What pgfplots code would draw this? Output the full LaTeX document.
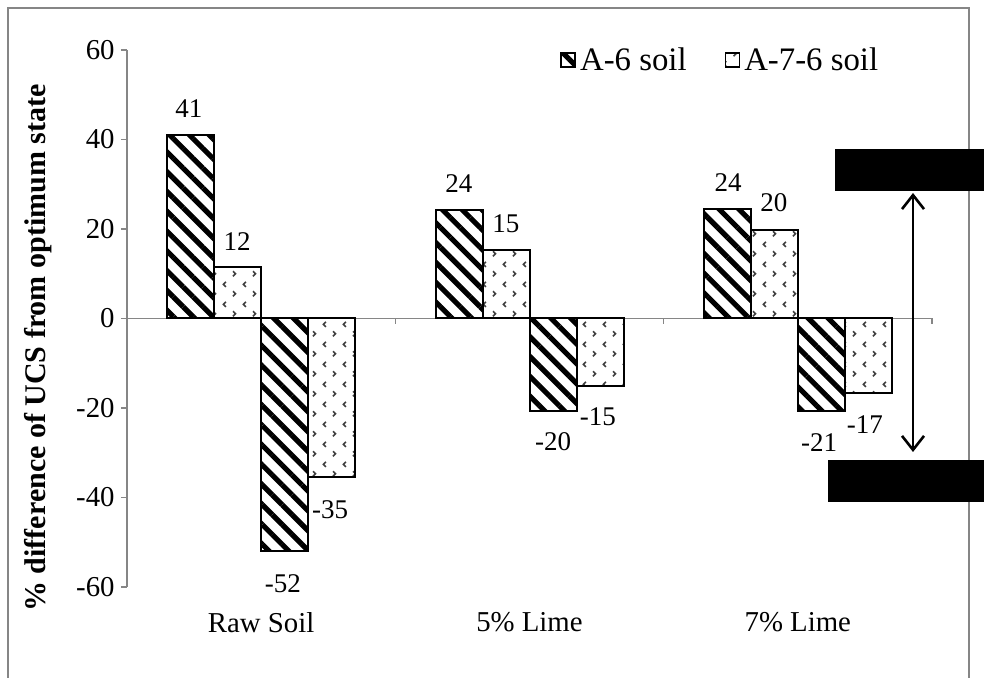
\documentclass[border=0pt]{standalone}
\usepackage{fontspec}
\setmainfont{Liberation Serif}
\usepackage{pgfplots}
\pgfplotsset{compat=1.18}
\usetikzlibrary{patterns, patterns.meta, arrows.meta}
\definecolor{axisgray}{HTML}{868686}
\definecolor{dotgray}{HTML}{404040}

% small < > marks, like the Excel "divot" fill
\tikzdeclarepattern{
  name=divots,
  type=uncolored,
  bounding box={(0pt,0pt) and (10pt,10pt)},
  tile size={(10pt,10pt)},
  code={
    \draw[line width=0.8pt] (3.1pt,5.8pt) -- (1.8pt,7.1pt) -- (3.1pt,8.4pt);
    \draw[line width=0.8pt] (6.8pt,0.9pt) -- (8.1pt,2.2pt) -- (6.8pt,3.5pt);
  }
}

\pgfplotsset{
  mybar/.style={ybar, bar width=23.5pt, draw=black, line width=1pt,
    legend image code/.code={\draw[##1, line width=0.8pt] (0pt,-3.5pt) rectangle (7pt,3.5pt);}},
  stripes/.style={mybar, pattern={Lines[angle=-45,distance=7pt,line width=2.6pt]}, pattern color=black},
  dots/.style={mybar, pattern=divots, pattern color=dotgray},
}

\begin{document}
\begin{tikzpicture}[font=\fontsize{13.5}{16}\selectfont]
\useasboundingbox (-63.5pt,-45.5pt) rectangle (428.5pt,293.5pt);
\draw[axisgray, line width=0.75pt] (-59.5pt,-46pt) rectangle (421pt,289.5pt);
\begin{axis}[
  scale only axis, width=402.5pt, height=268.5pt,
  xmin=-0.5, xmax=2.5, ymin=-60, ymax=60,
  axis x line*=bottom, axis y line*=left,
  x axis line style={draw=none},
  y axis line style={draw=axisgray, line width=0.6pt},
  xtick={0,1,2}, xticklabels={Raw Soil, 5\% Lime, 7\% Lime},
  xtick style={draw=none},
  xticklabel style={yshift=-6pt},
  ytick={-60,-40,...,60},
  ytick style={draw=axisgray, line width=0.6pt},
  yticklabel style={inner sep=3pt},
  tick label style={font=\fontsize{14.4}{17}\selectfont},
  tick align=outside, major tick length=3pt,
  /pgf/number format/assume math mode=true,
  ylabel={\% difference of UCS from optimum state},
  ylabel style={at={(axis description cs:-0.110,0.445)}, anchor=center,
    font=\fontsize{15}{18}\selectfont\bfseries},
  legend style={draw=none, fill=none, at={(axis description cs:0.538,0.981)}, anchor=west,
    legend columns=-1, inner sep=0pt, font=\fontsize{16.4}{19}\selectfont,
    /tikz/every even column/.append style={column sep=17pt}},
  clip=false,
]
\draw[axisgray, line width=0.6pt] (axis cs:-0.5,0) -- (axis cs:2.5,0) -- ++(0pt,-3pt);
\draw[axisgray, line width=0.6pt] (axis cs:0.5,0) -- ++(0pt,-3pt);
\draw[axisgray, line width=0.6pt] (axis cs:1.5,0) -- ++(0pt,-3pt);

% dry side
\addplot[stripes, bar shift=-35.25pt] coordinates {(0,41) (1,24.2) (2,24.5)};
\addplot[dots,    bar shift=-11.75pt] coordinates {(0,11.6) (1,15.2) (2,19.8)};
% wet side
\addplot[stripes, bar shift=11.75pt]  coordinates {(0,-52) (1,-20.6) (2,-20.6)};
\addplot[dots,    bar shift=35.25pt]  coordinates {(0,-35.5) (1,-15) (2,-16.7)};
\legend{A-6 soil, A-7-6 soil}

% data labels where the source put them
\addplot[only marks, mark=none, nodes near coords, point meta=explicit symbolic,
  every node near coord/.append style={anchor=center, inner sep=0pt}]
  table[meta=lab, row sep=\\] {
  x y lab\\
  -0.269 46.8 41\\
  -0.090 17.3 12\\
  0.081 -59.3 -52\\
  0.257 -42.8 -35\\
  0.737 30.1 24\\
  0.912 21.1 15\\
  1.088 -27.6 -20\\
  1.255 -22.0 -15\\
  1.740 30.3 24\\
  1.911 25.8 20\\
  2.079 -27.8 -21\\
  2.250 -23.8 -17\\
};
\end{axis}
% redacted boxes and the range arrow
\fill[black] (354pt,198pt) rectangle (428.5pt,219pt);
\fill[black] (350.5pt,42.5pt) rectangle (428.5pt,63.5pt);
\draw[line width=1.3pt, {Straight Barb[length=7pt,width=11pt]}-{Straight Barb[length=7pt,width=11pt]}]
  (393pt,197pt) -- (393pt,67.5pt);
\end{tikzpicture}
\end{document}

### INSTRUCTION
Give an exact copy of the material, leaving out every picture.

### ANSWER TO THIS PROBLEM
What pgfplots code would draw this? Output the full LaTeX document.
\documentclass[border=0pt]{standalone}
\usepackage{fontspec}
\setmainfont{Liberation Serif}
\usepackage{pgfplots}
\pgfplotsset{compat=1.18}
\usetikzlibrary{patterns, patterns.meta, arrows.meta}
\definecolor{axisgray}{HTML}{868686}
\definecolor{dotgray}{HTML}{404040}

% small < > marks, like the Excel "divot" fill
\tikzdeclarepattern{
  name=divots,
  type=uncolored,
  bounding box={(0pt,0pt) and (10pt,10pt)},
  tile size={(10pt,10pt)},
  code={
    \draw[line width=0.8pt] (3.1pt,5.8pt) -- (1.8pt,7.1pt) -- (3.1pt,8.4pt);
    \draw[line width=0.8pt] (6.8pt,0.9pt) -- (8.1pt,2.2pt) -- (6.8pt,3.5pt);
  }
}

\pgfplotsset{
  mybar/.style={ybar, bar width=23.5pt, draw=black, line width=1pt,
    legend image code/.code={\draw[##1, line width=0.8pt] (0pt,-3.5pt) rectangle (7pt,3.5pt);}},
  stripes/.style={mybar, pattern={Lines[angle=-45,distance=7pt,line width=2.6pt]}, pattern color=black},
  dots/.style={mybar, pattern=divots, pattern color=dotgray},
}

\begin{document}
\begin{tikzpicture}[font=\fontsize{13.5}{16}\selectfont]
\useasboundingbox (-63.5pt,-45.5pt) rectangle (428.5pt,293.5pt);
\draw[axisgray, line width=0.75pt] (-59.5pt,-46pt) rectangle (421pt,289.5pt);
\begin{axis}[
  scale only axis, width=402.5pt, height=268.5pt,
  xmin=-0.5, xmax=2.5, ymin=-60, ymax=60,
  axis x line*=bottom, axis y line*=left,
  x axis line style={draw=none},
  y axis line style={draw=axisgray, line width=0.6pt},
  xtick={0,1,2}, xticklabels={Raw Soil, 5\% Lime, 7\% Lime},
  xtick style={draw=none},
  xticklabel style={yshift=-6pt},
  ytick={-60,-40,...,60},
  ytick style={draw=axisgray, line width=0.6pt},
  yticklabel style={inner sep=3pt},
  tick label style={font=\fontsize{14.4}{17}\selectfont},
  tick align=outside, major tick length=3pt,
  /pgf/number format/assume math mode=true,
  ylabel={\% difference of UCS from optimum state},
  ylabel style={at={(axis description cs:-0.110,0.445)}, anchor=center,
    font=\fontsize{15}{18}\selectfont\bfseries},
  legend style={draw=none, fill=none, at={(axis description cs:0.538,0.981)}, anchor=west,
    legend columns=-1, inner sep=0pt, font=\fontsize{16.4}{19}\selectfont,
    /tikz/every even column/.append style={column sep=17pt}},
  clip=false,
]
\draw[axisgray, line width=0.6pt] (axis cs:-0.5,0) -- (axis cs:2.5,0) -- ++(0pt,-3pt);
\draw[axisgray, line width=0.6pt] (axis cs:0.5,0) -- ++(0pt,-3pt);
\draw[axisgray, line width=0.6pt] (axis cs:1.5,0) -- ++(0pt,-3pt);

% dry side
\addplot[stripes, bar shift=-35.25pt] coordinates {(0,41) (1,24.2) (2,24.5)};
\addplot[dots,    bar shift=-11.75pt] coordinates {(0,11.6) (1,15.2) (2,19.8)};
% wet side
\addplot[stripes, bar shift=11.75pt]  coordinates {(0,-52) (1,-20.6) (2,-20.6)};
\addplot[dots,    bar shift=35.25pt]  coordinates {(0,-35.5) (1,-15) (2,-16.7)};
\legend{A-6 soil, A-7-6 soil}

% data labels where the source put them
\addplot[only marks, mark=none, nodes near coords, point meta=explicit symbolic,
  every node near coord/.append style={anchor=center, inner sep=0pt}]
  table[meta=lab, row sep=\\] {
  x y lab\\
  -0.269 46.8 41\\
  -0.090 17.3 12\\
  0.081 -59.3 -52\\
  0.257 -42.8 -35\\
  0.737 30.1 24\\
  0.912 21.1 15\\
  1.088 -27.6 -20\\
  1.255 -22.0 -15\\
  1.740 30.3 24\\
  1.911 25.8 20\\
  2.079 -27.8 -21\\
  2.250 -23.8 -17\\
};
\end{axis}
% redacted boxes and the range arrow
\fill[black] (354pt,198pt) rectangle (428.5pt,219pt);
\fill[black] (350.5pt,42.5pt) rectangle (428.5pt,63.5pt);
\draw[line width=1.3pt, {Straight Barb[length=7pt,width=11pt]}-{Straight Barb[length=7pt,width=11pt]}]
  (393pt,197pt) -- (393pt,67.5pt);
\end{tikzpicture}
\end{document}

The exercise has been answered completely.